◆ OBJECTIVE:
Exact reproduction of the data is required, with images excluded.
━━━ DATA SECTION
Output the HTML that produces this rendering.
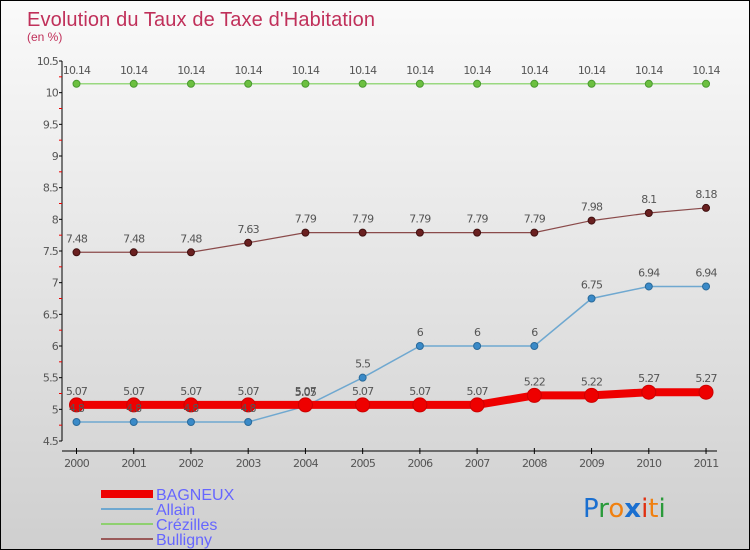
<!DOCTYPE html>
<html><head><meta charset="utf-8"><style>
body{margin:0;}
#wrap{width:748px;height:548px;border:1px solid #000;background:linear-gradient(#fafafa,#cfcfcf);position:relative;overflow:hidden;font-family:"DejaVu Sans","Liberation Sans",sans-serif;}
</style></head><body>
<div id="wrap">
<svg id="svg" width="748" height="548">
<text x="26" y="25" font-size="20" fill="#c0305a" style="font-family:'Liberation Sans',sans-serif;font-weight:normal" textLength="348">Evolution du Taux de Taxe d'Habitation</text>
<text x="26" y="40" font-size="12" fill="#c0305a" style="font-family:'Liberation Sans',sans-serif">(en %)</text>
<g id="axes"></g><g id="series"></g><g id="labels"></g>
<g style="font-family:'Liberation Sans',sans-serif">
<rect x="100" y="489" width="52" height="8" fill="#ee0000"/>
<text x="155" y="499" font-size="16" fill="#6666ff">BAGNEUX</text>
<rect x="100" y="507" width="52" height="2" fill="#6fa8d0"/>
<text x="155" y="514" font-size="16" fill="#6666ff">Allain</text>
<rect x="100" y="522" width="52" height="2" fill="#8fd070"/>
<text x="155" y="529" font-size="16" fill="#6666ff">Crézilles</text>
<rect x="100" y="537" width="52" height="2" fill="#9a5a5a"/>
<text x="155" y="544" font-size="16" fill="#6666ff">Bulligny</text>
</g>
<g font-size="26" font-family="'DejaVu Sans',sans-serif">
<text x="582" y="516"><tspan fill="#1a6fd0">P</tspan><tspan fill="#2a9a3a">r</tspan><tspan fill="#f08010">o</tspan><tspan fill="#1a6fd0" font-weight="bold">x</tspan><tspan fill="#e03010">i</tspan><tspan fill="#f08010">t</tspan><tspan fill="#2a9a3a">i</tspan></text>
</g>
</svg>
</div>
<script>
const years=["2000","2001","2002","2003","2004","2005","2006","2007","2008","2009","2010","2011"];
const bagneux=[5.07,5.07,5.07,5.07,5.07,5.07,5.07,5.07,5.22,5.22,5.27,5.27];
const allain=[4.8,4.8,4.8,4.8,5.05,5.5,6,6,6,6.75,6.94,6.94];
const crezilles=[10.14,10.14,10.14,10.14,10.14,10.14,10.14,10.14,10.14,10.14,10.14,10.14];
const bulligny=[7.48,7.48,7.48,7.63,7.79,7.79,7.79,7.79,7.79,7.98,8.1,8.18];
const yTicks=[4.5,5,5.5,6,6.5,7,7.5,8,8.5,9,9.5,10,10.5];
const NS="http://www.w3.org/2000/svg";
const X=i=>75.5+i*57.23;
const Y=v=>440-(v-4.5)/6*380;
function mk(tag,attrs,parent){const e=document.createElementNS(NS,tag);for(const k in attrs)e.setAttribute(k,attrs[k]);parent.appendChild(e);return e;}
const ax=document.getElementById('axes');
const lb=document.getElementById('labels');
let l=mk('line',{x1:61,y1:60,x2:61,y2:440,stroke:'#000','stroke-width':1},ax);


l=mk('line',{x1:61,y1:450,x2:716,y2:450,stroke:'#000','stroke-width':1},ax);


yTicks.forEach((v,i)=>{
  mk('line',{x1:58,y1:Y(v),x2:61,y2:Y(v),stroke:'#000'},ax);
  if(i<yTicks.length-1)mk('line',{x1:58,y1:Y(v+0.25),x2:61,y2:Y(v+0.25),stroke:'#e00'},ax);
  const t=mk('text',{x:57,y:Y(v)+4,'font-size':11,fill:'#555','text-anchor':'end','letter-spacing':'-0.8'},ax);
  t.textContent=String(v);
  
  
});
years.forEach((y,i)=>{
  mk('line',{x1:X(i),y1:447,x2:X(i),y2:453,stroke:'#000'},ax);
  const t=mk('text',{x:X(i),y:466,'font-size':11,fill:'#555','text-anchor':'middle','letter-spacing':'-0.8'},ax);
  t.textContent=y;
  
  
});
const sg=document.getElementById('series');
function series(name,data,color,w,r,dot,dotStroke){
  const g=mk('g',{},sg);
  
  
  mk('polyline',{points:data.map((v,i)=>X(i)+','+Y(v)).join(' '),fill:'none',stroke:color,'stroke-width':w},g);
  data.forEach((v,i)=>{
    const c=mk('circle',{cx:X(i),cy:Y(v),r:r,fill:dot,stroke:dotStroke,'stroke-width':1},g);
    
    
    const t=mk('text',{x:X(i),y:Y(v)-10,'font-size':11,fill:'#555','text-anchor':'middle','letter-spacing':'-0.8'},lb);
    t.textContent=String(v);
    
    
  });
}
series('crezilles',crezilles,'#9ad880',1.5,3.5,'#6cc040','#4a9a30');
series('bulligny',bulligny,'#8a4a4a',1.2,3.5,'#6a2020','#401010');
series('allain',allain,'#6fa8d0',1.5,3.5,'#3a8ac8','#2a6a9a');
series('bagneux',bagneux,'#ee0000',8,7,'#ee0000','#cc0000');
</script>
</body></html>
━━━━━━
◆ IN RESPONSE:
Output the HTML that produces this rendering.
<!DOCTYPE html>
<html><head><meta charset="utf-8"><style>
body{margin:0;}
#wrap{width:748px;height:548px;border:1px solid #000;background:linear-gradient(#fafafa,#cfcfcf);position:relative;overflow:hidden;font-family:"DejaVu Sans","Liberation Sans",sans-serif;}
</style></head><body>
<div id="wrap">
<svg id="svg" width="748" height="548">
<text x="26" y="25" font-size="20" fill="#c0305a" style="font-family:'Liberation Sans',sans-serif;font-weight:normal" textLength="348">Evolution du Taux de Taxe d'Habitation</text>
<text x="26" y="40" font-size="12" fill="#c0305a" style="font-family:'Liberation Sans',sans-serif">(en %)</text>
<g id="axes"></g><g id="series"></g><g id="labels"></g>
<g style="font-family:'Liberation Sans',sans-serif">
<rect x="100" y="489" width="52" height="8" fill="#ee0000"/>
<text x="155" y="499" font-size="16" fill="#6666ff">BAGNEUX</text>
<rect x="100" y="507" width="52" height="2" fill="#6fa8d0"/>
<text x="155" y="514" font-size="16" fill="#6666ff">Allain</text>
<rect x="100" y="522" width="52" height="2" fill="#8fd070"/>
<text x="155" y="529" font-size="16" fill="#6666ff">Crézilles</text>
<rect x="100" y="537" width="52" height="2" fill="#9a5a5a"/>
<text x="155" y="544" font-size="16" fill="#6666ff">Bulligny</text>
</g>
<g font-size="26" font-family="'DejaVu Sans',sans-serif">
<text x="582" y="516"><tspan fill="#1a6fd0">P</tspan><tspan fill="#2a9a3a">r</tspan><tspan fill="#f08010">o</tspan><tspan fill="#1a6fd0" font-weight="bold">x</tspan><tspan fill="#e03010">i</tspan><tspan fill="#f08010">t</tspan><tspan fill="#2a9a3a">i</tspan></text>
</g>
</svg>
</div>
<script>
const years=["2000","2001","2002","2003","2004","2005","2006","2007","2008","2009","2010","2011"];
const bagneux=[5.07,5.07,5.07,5.07,5.07,5.07,5.07,5.07,5.22,5.22,5.27,5.27];
const allain=[4.8,4.8,4.8,4.8,5.05,5.5,6,6,6,6.75,6.94,6.94];
const crezilles=[10.14,10.14,10.14,10.14,10.14,10.14,10.14,10.14,10.14,10.14,10.14,10.14];
const bulligny=[7.48,7.48,7.48,7.63,7.79,7.79,7.79,7.79,7.79,7.98,8.1,8.18];
const yTicks=[4.5,5,5.5,6,6.5,7,7.5,8,8.5,9,9.5,10,10.5];
const NS="http://www.w3.org/2000/svg";
const X=i=>75.5+i*57.23;
const Y=v=>440-(v-4.5)/6*380;
function mk(tag,attrs,parent){const e=document.createElementNS(NS,tag);for(const k in attrs)e.setAttribute(k,attrs[k]);parent.appendChild(e);return e;}
const ax=document.getElementById('axes');
const lb=document.getElementById('labels');
let l=mk('line',{x1:61,y1:60,x2:61,y2:440,stroke:'#000','stroke-width':1},ax);


l=mk('line',{x1:61,y1:450,x2:716,y2:450,stroke:'#000','stroke-width':1},ax);


yTicks.forEach((v,i)=>{
  mk('line',{x1:58,y1:Y(v),x2:61,y2:Y(v),stroke:'#000'},ax);
  if(i<yTicks.length-1)mk('line',{x1:58,y1:Y(v+0.25),x2:61,y2:Y(v+0.25),stroke:'#e00'},ax);
  const t=mk('text',{x:57,y:Y(v)+4,'font-size':11,fill:'#555','text-anchor':'end','letter-spacing':'-0.8'},ax);
  t.textContent=String(v);
  
  
});
years.forEach((y,i)=>{
  mk('line',{x1:X(i),y1:447,x2:X(i),y2:453,stroke:'#000'},ax);
  const t=mk('text',{x:X(i),y:466,'font-size':11,fill:'#555','text-anchor':'middle','letter-spacing':'-0.8'},ax);
  t.textContent=y;
  
  
});
const sg=document.getElementById('series');
function series(name,data,color,w,r,dot,dotStroke){
  const g=mk('g',{},sg);
  
  
  mk('polyline',{points:data.map((v,i)=>X(i)+','+Y(v)).join(' '),fill:'none',stroke:color,'stroke-width':w},g);
  data.forEach((v,i)=>{
    const c=mk('circle',{cx:X(i),cy:Y(v),r:r,fill:dot,stroke:dotStroke,'stroke-width':1},g);
    
    
    const t=mk('text',{x:X(i),y:Y(v)-10,'font-size':11,fill:'#555','text-anchor':'middle','letter-spacing':'-0.8'},lb);
    t.textContent=String(v);
    
    
  });
}
series('crezilles',crezilles,'#9ad880',1.5,3.5,'#6cc040','#4a9a30');
series('bulligny',bulligny,'#8a4a4a',1.2,3.5,'#6a2020','#401010');
series('allain',allain,'#6fa8d0',1.5,3.5,'#3a8ac8','#2a6a9a');
series('bagneux',bagneux,'#ee0000',8,7,'#ee0000','#cc0000');
</script>
</body></html>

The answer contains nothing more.